Reconnaître Jésus juif. Méditation à Tantur, Jérusalem-Bethléem.

Vue sur l’Institut oecuménique de Tantur

Par Daniel Fatzer

Avec mon ami Andraous, frère palestinien chrétien né dans la vieille ville de Jérusalem, j’ai participé le 4 novembre 2025 à une conférence du Rev. Dr Michael Azar, au Centre œcuménique et théologique de Tantur, juste avant l’entrée de Bethléem, à côté du tombeau de Rachel. Théologien universitaire d’origine palestinienne, spécialiste du christianisme palestinien et des premiers siècles, Michael Azar insiste sur le fait que Jésus n’est pas seulement juif de naissance, mais qu’il a vécu, prié, pensé et enseigné comme un juif de son temps.

Revenir au Christ réel

Reconnaître la judaïté de Jésus, explique-t-il, n’est pas une question politique, mais spirituelle. C’est revenir au Christ réel, celui qui s’est incarné dans un peuple, une terre, une langue, une liturgie. Jésus prie au Temple, lit la Torah, célèbre les fêtes juives : c’est dans ce cadre qu’il parle du Royaume de Dieu. Retrouver cette vérité permet de sortir de siècles de malentendus et d’oppositions théologiques. 

Pour les chrétiens palestiniens, parler de la judéité de Jésus n’est pas seulement un exercice académique, c’est un acte de guérison. Cela rétablit une vérité historique et spirituelle fondamentale : notre foi n’est pas une idée venue d’ailleurs, elle est née ici, parmi un peuple, dans une histoire. Dire que Jésus est juif ne supprime pas l’identité palestinienne, cela l’enracine plus profondément. C’est reconnaître que la foi chrétienne palestinienne ne vient pas d’une théologie occidentale importée, mais d’une expérience locale, biblique, incarnée.

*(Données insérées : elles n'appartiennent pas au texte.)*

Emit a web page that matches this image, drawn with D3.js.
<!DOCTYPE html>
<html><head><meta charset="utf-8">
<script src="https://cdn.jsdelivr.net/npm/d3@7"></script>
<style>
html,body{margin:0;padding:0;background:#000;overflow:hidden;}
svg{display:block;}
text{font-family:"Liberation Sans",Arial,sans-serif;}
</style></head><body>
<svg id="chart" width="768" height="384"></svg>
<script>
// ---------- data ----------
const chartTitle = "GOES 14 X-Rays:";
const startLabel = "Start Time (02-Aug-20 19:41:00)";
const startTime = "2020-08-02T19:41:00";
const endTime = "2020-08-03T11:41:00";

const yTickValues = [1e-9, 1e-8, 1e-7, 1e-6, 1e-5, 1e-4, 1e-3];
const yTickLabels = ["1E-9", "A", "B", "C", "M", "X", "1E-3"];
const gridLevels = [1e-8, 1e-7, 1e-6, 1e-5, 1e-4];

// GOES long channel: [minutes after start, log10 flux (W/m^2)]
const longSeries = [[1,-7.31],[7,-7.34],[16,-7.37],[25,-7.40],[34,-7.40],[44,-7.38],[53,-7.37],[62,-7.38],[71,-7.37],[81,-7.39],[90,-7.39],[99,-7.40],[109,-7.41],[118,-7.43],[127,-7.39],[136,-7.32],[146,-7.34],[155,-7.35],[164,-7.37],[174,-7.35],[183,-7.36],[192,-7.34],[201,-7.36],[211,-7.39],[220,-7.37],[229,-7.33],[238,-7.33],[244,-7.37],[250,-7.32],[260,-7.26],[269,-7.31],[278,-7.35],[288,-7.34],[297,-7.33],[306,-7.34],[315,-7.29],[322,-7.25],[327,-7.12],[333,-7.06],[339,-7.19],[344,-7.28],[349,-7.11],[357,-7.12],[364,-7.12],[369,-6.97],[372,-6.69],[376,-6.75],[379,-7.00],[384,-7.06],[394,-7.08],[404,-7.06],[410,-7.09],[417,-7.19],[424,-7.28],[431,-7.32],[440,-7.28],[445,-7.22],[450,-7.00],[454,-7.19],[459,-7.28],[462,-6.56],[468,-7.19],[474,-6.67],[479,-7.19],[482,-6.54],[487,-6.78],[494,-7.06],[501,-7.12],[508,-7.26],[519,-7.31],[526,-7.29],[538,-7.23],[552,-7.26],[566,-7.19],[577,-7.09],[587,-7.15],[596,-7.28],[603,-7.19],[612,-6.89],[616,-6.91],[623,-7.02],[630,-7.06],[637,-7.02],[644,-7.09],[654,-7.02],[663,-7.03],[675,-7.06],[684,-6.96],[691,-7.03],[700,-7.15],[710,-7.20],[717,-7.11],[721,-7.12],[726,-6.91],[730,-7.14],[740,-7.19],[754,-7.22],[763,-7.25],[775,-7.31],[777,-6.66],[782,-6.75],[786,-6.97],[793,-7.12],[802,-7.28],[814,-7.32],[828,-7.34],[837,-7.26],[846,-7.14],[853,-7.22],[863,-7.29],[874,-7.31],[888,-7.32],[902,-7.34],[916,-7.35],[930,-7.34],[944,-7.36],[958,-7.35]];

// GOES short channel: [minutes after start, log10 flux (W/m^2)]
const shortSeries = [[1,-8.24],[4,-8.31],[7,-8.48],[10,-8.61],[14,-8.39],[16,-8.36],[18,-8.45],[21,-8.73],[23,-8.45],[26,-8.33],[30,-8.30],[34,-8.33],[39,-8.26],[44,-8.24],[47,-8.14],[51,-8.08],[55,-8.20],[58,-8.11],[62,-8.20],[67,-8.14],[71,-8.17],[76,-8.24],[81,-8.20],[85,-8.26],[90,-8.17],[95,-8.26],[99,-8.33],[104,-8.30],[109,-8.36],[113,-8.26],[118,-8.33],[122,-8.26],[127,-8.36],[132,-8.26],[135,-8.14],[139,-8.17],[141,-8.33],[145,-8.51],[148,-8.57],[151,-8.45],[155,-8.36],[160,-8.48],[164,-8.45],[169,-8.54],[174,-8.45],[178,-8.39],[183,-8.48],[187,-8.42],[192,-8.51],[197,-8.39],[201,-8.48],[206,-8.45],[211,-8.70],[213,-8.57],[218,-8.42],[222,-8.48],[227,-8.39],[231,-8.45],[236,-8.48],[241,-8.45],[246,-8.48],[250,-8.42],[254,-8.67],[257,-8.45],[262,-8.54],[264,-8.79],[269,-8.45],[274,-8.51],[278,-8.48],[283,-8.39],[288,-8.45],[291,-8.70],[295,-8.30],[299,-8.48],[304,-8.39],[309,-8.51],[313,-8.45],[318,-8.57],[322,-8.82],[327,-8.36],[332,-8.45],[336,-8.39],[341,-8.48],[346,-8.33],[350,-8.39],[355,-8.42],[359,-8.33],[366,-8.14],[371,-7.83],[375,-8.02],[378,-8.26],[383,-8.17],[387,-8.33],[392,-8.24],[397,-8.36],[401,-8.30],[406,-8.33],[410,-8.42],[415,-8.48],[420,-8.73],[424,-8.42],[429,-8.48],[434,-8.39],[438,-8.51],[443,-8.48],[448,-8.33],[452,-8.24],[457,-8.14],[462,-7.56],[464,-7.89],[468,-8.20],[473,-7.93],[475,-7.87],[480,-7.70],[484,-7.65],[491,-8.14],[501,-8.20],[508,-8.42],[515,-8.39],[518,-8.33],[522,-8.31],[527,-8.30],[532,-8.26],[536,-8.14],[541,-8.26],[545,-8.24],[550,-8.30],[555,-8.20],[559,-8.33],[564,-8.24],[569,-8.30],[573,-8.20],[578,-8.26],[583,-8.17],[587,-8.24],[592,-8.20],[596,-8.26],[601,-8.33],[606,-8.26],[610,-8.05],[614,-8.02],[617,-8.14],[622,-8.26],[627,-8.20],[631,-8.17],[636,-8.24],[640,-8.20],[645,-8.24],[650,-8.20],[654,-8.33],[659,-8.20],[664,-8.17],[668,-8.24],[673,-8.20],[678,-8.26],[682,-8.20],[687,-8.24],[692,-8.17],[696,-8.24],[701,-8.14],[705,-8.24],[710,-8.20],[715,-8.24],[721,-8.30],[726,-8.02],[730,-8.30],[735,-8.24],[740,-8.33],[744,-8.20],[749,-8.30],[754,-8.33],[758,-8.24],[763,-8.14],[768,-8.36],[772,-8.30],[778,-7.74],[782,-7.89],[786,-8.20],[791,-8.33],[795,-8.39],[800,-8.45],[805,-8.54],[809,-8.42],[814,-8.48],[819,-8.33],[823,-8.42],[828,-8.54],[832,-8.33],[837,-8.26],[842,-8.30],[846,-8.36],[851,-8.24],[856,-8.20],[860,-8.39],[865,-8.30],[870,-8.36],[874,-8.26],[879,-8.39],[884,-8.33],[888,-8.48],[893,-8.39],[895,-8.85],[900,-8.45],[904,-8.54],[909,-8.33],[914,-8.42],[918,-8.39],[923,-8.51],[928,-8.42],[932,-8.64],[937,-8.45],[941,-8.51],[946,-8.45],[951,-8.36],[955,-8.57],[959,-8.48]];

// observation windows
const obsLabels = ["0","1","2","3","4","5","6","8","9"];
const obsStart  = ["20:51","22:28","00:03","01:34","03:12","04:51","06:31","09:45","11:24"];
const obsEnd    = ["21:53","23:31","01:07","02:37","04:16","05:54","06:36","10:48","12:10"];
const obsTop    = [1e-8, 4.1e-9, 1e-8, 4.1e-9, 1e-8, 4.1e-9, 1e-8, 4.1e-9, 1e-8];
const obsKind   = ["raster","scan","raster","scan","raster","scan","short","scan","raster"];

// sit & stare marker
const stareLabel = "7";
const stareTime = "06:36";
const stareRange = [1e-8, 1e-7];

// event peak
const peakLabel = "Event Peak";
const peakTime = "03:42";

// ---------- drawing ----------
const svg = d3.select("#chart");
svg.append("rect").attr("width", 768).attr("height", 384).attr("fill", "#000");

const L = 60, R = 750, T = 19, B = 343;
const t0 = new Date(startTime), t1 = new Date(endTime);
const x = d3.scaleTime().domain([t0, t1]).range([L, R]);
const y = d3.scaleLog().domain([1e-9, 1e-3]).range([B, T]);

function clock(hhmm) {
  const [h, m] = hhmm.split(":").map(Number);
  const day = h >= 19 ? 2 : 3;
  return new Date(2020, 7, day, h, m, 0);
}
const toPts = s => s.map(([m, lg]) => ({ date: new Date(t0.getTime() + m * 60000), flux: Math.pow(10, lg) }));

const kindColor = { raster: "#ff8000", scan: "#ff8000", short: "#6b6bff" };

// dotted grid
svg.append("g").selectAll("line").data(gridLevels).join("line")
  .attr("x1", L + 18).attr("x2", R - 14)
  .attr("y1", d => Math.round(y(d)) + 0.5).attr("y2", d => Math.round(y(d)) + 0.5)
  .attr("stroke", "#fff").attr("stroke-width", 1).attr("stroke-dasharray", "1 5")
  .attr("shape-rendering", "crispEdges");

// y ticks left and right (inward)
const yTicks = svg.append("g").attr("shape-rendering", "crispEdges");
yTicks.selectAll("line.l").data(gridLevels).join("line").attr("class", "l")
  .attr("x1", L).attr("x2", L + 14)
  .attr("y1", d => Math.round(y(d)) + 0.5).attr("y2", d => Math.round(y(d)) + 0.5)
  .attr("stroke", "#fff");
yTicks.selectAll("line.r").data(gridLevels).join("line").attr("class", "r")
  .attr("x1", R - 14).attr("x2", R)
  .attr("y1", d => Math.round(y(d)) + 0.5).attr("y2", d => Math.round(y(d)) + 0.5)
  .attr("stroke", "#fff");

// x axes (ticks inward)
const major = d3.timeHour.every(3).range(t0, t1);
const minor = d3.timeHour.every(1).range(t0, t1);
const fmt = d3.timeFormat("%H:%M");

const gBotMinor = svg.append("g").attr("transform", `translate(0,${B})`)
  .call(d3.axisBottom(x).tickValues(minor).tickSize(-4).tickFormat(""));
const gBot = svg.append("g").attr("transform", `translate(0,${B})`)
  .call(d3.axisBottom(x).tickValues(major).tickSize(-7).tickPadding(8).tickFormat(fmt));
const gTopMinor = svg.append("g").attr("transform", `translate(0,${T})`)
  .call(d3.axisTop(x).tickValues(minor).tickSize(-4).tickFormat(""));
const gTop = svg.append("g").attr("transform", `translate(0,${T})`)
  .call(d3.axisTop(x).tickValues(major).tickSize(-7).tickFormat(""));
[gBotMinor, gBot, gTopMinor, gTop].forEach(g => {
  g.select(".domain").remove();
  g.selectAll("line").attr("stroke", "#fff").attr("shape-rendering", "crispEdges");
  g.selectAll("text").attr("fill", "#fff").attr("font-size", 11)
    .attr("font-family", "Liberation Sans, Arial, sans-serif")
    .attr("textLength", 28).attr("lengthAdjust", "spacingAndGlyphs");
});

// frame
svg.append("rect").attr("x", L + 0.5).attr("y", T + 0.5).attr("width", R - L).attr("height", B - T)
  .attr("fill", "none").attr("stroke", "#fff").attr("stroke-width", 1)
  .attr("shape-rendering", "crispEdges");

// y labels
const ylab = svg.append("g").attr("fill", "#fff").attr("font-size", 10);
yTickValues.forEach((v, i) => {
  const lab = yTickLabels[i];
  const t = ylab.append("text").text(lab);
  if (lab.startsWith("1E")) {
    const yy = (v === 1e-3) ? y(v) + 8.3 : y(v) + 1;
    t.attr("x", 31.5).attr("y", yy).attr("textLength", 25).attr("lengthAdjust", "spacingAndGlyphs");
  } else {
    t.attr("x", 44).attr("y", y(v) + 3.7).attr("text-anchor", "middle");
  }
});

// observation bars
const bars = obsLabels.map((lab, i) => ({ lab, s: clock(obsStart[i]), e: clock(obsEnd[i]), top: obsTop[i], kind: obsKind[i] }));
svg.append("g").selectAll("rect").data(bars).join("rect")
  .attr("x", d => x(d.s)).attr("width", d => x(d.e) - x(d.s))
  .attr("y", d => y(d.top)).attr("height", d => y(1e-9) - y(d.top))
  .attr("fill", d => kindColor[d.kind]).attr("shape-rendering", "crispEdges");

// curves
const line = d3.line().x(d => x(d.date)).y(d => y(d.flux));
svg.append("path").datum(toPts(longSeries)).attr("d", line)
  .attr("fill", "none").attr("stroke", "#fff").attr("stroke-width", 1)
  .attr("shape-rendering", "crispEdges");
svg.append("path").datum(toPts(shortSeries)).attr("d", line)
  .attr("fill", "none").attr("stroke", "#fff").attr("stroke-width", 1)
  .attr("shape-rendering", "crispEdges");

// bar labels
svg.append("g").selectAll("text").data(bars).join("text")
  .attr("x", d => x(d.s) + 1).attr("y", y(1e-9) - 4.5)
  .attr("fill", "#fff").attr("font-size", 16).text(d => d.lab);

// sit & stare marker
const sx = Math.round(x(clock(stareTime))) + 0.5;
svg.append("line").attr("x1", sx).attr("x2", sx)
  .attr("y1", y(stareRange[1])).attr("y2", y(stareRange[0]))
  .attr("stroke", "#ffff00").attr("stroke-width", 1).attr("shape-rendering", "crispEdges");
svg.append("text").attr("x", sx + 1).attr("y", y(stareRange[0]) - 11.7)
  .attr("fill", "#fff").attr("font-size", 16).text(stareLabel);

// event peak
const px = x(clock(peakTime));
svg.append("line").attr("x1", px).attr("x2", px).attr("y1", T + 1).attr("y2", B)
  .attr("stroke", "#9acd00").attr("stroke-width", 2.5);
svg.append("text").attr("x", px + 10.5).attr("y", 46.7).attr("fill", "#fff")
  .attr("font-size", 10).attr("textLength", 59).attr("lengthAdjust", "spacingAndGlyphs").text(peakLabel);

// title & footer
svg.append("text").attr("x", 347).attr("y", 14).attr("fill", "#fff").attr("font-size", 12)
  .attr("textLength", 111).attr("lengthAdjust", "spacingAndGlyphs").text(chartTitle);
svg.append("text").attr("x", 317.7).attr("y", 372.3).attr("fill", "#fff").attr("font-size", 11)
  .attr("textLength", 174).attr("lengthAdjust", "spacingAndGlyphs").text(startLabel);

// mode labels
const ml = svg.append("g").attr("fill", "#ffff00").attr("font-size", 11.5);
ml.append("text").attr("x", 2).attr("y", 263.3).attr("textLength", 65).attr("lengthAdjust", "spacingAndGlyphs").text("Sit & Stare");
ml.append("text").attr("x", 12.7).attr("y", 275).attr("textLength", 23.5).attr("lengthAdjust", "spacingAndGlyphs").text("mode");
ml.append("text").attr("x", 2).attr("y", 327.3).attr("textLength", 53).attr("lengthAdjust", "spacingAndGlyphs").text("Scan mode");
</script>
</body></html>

Cette reconnaissance empêche aussi une théologie de la substitution, où l’Église, y compris palestinienne, remplacerait Israël. Elle permet de vivre une foi enracinée dans le peuple et les rites d’où Jésus vient. Azar invite à lire l’Écriture avec une conscience sémitique : le langage, la liturgie, les prophètes, les valeurs d’alliance, de mémoire, de justice, de terre et de peuple. Il montre qu’en affirmant la continuité biblique, les chrétiens palestiniens peuvent ouvrir un dialogue non antagoniste avec le judaïsme et l’islam. C’est une théologie qui cherche la justice sans déshumaniser, qui se souvient que la terre n’est pas d’abord un territoire politique, mais le lieu où Dieu rencontre l’humanité.

La foi qui n’arme pas

Pour Michael Azar, quand la foi devient nationaliste, elle cesse d’être évangélique. L’Évangile peut habiter une identité, mais il ne peut pas être capturé par elle. Reconnaître Jésus juif, c’est refuser d’utiliser la foi comme une arme identitaire, et ouvrir un espace de dialogue et de compassion. Les chrétiens palestiniens peuvent alors dire : Jésus appartient à son peuple juif, et ce peuple fait partie de notre histoire aussi. La terre biblique n’est pas un slogan politique, c’est le lieu où Dieu s’est fait chair. Nous cherchons à guérir, non à effacer.

Se souvenir que Jésus est juif, c’est se souvenir que Dieu a choisi cette terre et ce peuple pour se révéler : une grâce, non une menace. L’incarnation a une géographie. Pour les chrétiens palestiniens, honorer la judaïté de Jésus, c’est honorer le Dieu qui s’est approché de tous les hommes. 

Cela ouvre une prière simple, humble, enracinée :

Seigneur Jésus, Fils d’Israël, né de Myrjam, fille de Sion,  tu as sanctifié cette terre par tes pas. 

Ouvre nos cœurs à ton humanité et fais de nous des artisans de paix. 

Pour les enfants de cette terre, juifs, chrétiens, musulmans, Seigneur, écoute-nous.

Pour ceux qui souffrent, qui ont perdu maison, terre, espoir, Seigneur, prends pitié.

Pour que nous ne transformions pas la foi en arme, donne-nous ton Esprit.

Allez en paix, gardant dans votre cœur la mémoire vivante du Christ juif, Dieu fait chair sur cette terre, sauveur de tous!